Şahadet…
Sağlığında Hazreti Ömer’in şahadet müjdesinin ardından kendi hayatını göz önüne alarak “şahadet kim, ben kim?” diye kendisine layık göremediği bir ulvîlik…
Peygamber efendimizin (SAV) peygamberlikten sonra gelen makam, diye tavsif ettiği…
Allah’ın (C.C) Kur’an-ı Kerimde ölü denmesini bile yasakladığı bir yüce makam…
Şahadetin ana şartı, ayeti kerimede ve sünneti seniyyede bellidir.
Allah yolunda ölmek…
Allah yolundaki ölümü Resulüllah’ın hadislerinde görüyoruz…
Müslümanların mukaddesatının korunmasını Müslüman’a farz kılan Allah’ın koyduğu kıstaslar.
Din ve vatan…
Millet ve milletin bağımsızlık, inanç, hayat, çevre gibi ihtiyaç alanları..
Bir bütünüyle mukaddesatın korunması için verilen savaş, Allah yolunda savaş…
Ve bu yoldaki ölümde şahadettir.
Bu kıstası biliyor başvekil…
Bu kıstaslara da inandığını sanıyorum…
Ama gündeme aldıkları şahadeti tanımını bir Müslüman’ın kabullenmesi o makama ihanettir.
Diyeceksiniz…
Şehide kelle diyen biri, şehitlerin katiline sayın diyen biri…
Şehidin anasıyla katilin anasını bir araya getirip ikisini eş tutan ve ikinizin de evlatlarına üzülüyoruz diyen biri…

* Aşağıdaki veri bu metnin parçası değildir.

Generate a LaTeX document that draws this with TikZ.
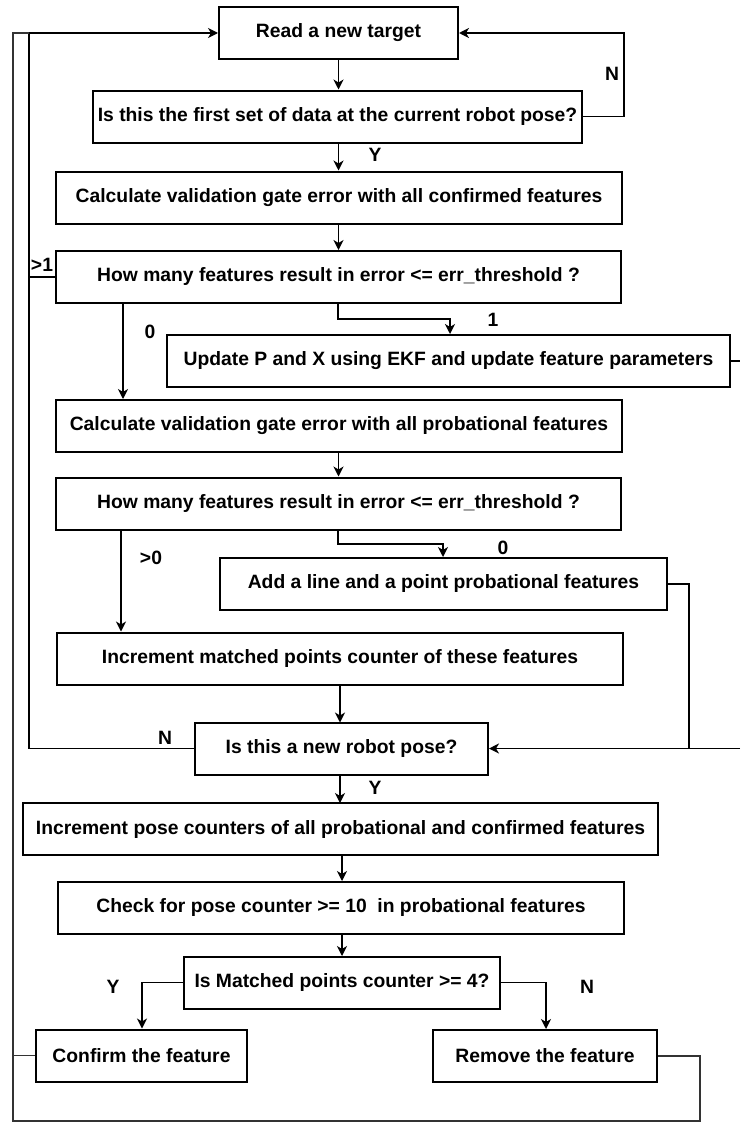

Yüzlerce şehidin kapısına uğramayıp teröristlerin acısına ortak olduğunu ilan eden, onlar için ağlayan biri için böylesi şaşkınlıklar normal değil mi?
Siz de haklısınız.
Bir savaşın mağdurları vardır.
Bir savaşın gazileri vardır…
Ve şehitleri vardır.
Bunun hepsini aynı kaba koyarsanız ve o hatun bayanın dinden diyanetten hatta sosyal edepten uzak saygısızca yorumlarına eyvallah der ve dedirtirseniz…
Bunu bir yasaya bağlarsanız.
AHİM başta olmak üzere eşitlik ilkesini öne çıkararak PKK lıların hepsine geberdiği için şehit muamelesi yapmaya mecbur bırakırsınız ülkeyi…
Size göre normal olsa bile…
BU millet Müslüman’dır ve bir devlet geleneğine sahiptir.
Paçanızı kurtaramazsınız bu dünyada.
Öteki dünyada zaten yakanız peygamber komşularının elinde kalacaktır.